First, the iPad lists the six most recently-used apps while in portrait orientation and seven while in landscape. The iPhone always lists four, regardless of orientation. Also, swipe all the way to the right on the iPhone to bring up the orientation lock button, iPod controls (back, play/pause and skip) plus the iPod app icon. The iPad displays those, too, as well as a brightness slider and a volume slider.
This is minor but still fun. The animation that the iPad uses when fast-switching between apps is slightly different than what the iPhone uses.
Old Mac users like me were trained to quit any apps that weren't running. These old habits die hard, and at first it can feel odd that all of those apps are still "running." You can force them to quit, however. Here's how.
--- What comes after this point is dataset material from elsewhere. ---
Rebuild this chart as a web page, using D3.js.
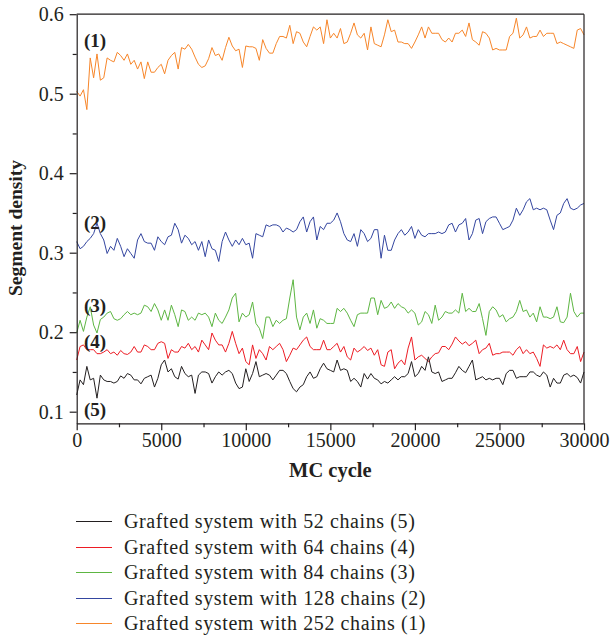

First, call up the Multitask Bar. Next, press-and-hold on an icon to enter "jiggle mode." Each icon presents a small, white "-" on a red field on its upper left-hand corner. Press it to remove that app from the list and terminate it (if it was running). Note that when you do this, you won't find that app in its previous state the next time it's launched. Why would you want to do this? I've found that it sometimes fixes misbehaving apps. Other than that, it's not necessary. As Steve Jobs said, just forget about it.
What's actually going on here?
Apps that "multitask" on the iOS are "suspended." GPS receivers, music players, etc. -- those that will operate in the background even as you perform another task in the foreground -- are running while suspended. Apple aims to keep as many apps running as memory will allow.
Otherwise, apps pick up where you left off the last time you used them. While waiting for you to return, those apps are suspended, living in a saved state for immediate return to the screen you were on when you switched to another app. If your iOS device runs out of memory, suspended apps that haven't been used in a while are purged from their suspended state. That decision isn't up to you, so you've got to trust Apple.
I'm loving this new feature, and hope you are, too. Now that I can hop from app to app without starting from scratch, my iPad is more useful than ever.